Dentro del auto los policías me estuvieron preguntando si conocía a las muchachas. Y mientras iba yo con aquellos sujetos dando vueltas por toda la zona playera de Santa María, a todo cuanto me preguntaban tenía inevitablemente que decirles que no sabía de qué me estaban hablando. Finalmente el auto se dirigió hasta la Unidad de la Policía de Guanabo, y allí me dejaron detenido.

A las 12 de la noche le pregunté al oficial de guardia de qué se me acusaba. El oficial de guardia me dijo que sobre mi caso nada sabía.

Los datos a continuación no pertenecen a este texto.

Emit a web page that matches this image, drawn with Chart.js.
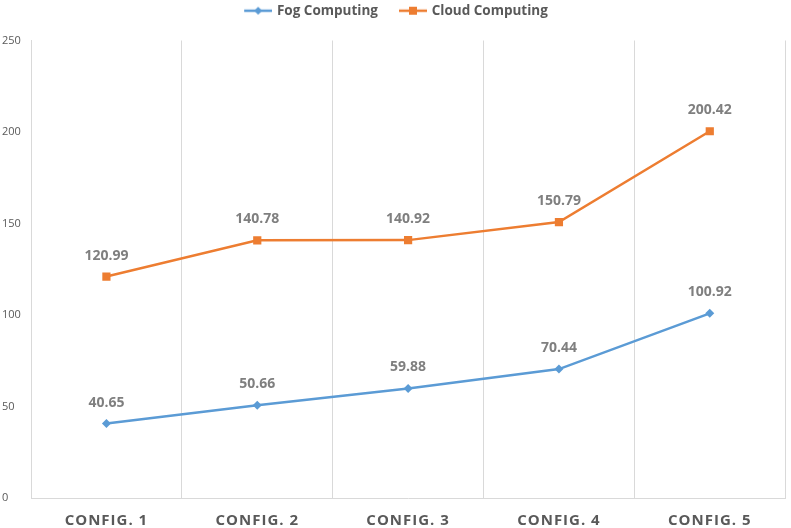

Los que me habían traído sólo le habían dicho que me mantuviera dentro del cuartel hasta nueva orden.

Una de las señales que me permitió comprender que mi caso no era tan grave fue el hecho de que los tipos del Lada me habían devuelto mis documentos de identificación, y no me habían registrado, y el bolón de pesos que me había ganado vendiendo caramelos permanecía en mi bolsillo. Entonces yo mismo le dije al oficial de guardia que me introdujera en uno de los calabozos para dormir, aunque la cama fuera de cemento. El oficial de guardia hizo lo que le pedí. Pero no calculé que los calabozos de Guanabo tuvieran unas aberturas practicadas en la pared por donde penetraba el frío viento del norte. De manera que a la hora de estar intentando dormir sobre una cama de cemento me incorporé y comencé a gritarle al oficial de guardia que me sacara de allí. Pero mi voz no llegaba hasta él, o se hizo el sordo. Así que las horas que faltaban para el amanecer tuve que sufrirlas con un frío que no me permitió dormir en toda la noche.

Sin embargo, en algún momento me quedé dormido, y fui despertado a las 9 de la mañana por otro oficial de guardia que abrió la reja y me comunicó que estaba en libertad.

Ahora mis lectores de Internet comprenderán por qué anoche, cuando la muchacha llegó y se sentó a mi lado buscando protección de la policía lo primero que hice fue decirle que si me preguntaban por ella tendría que decir la verdad: "No te conozco, querida".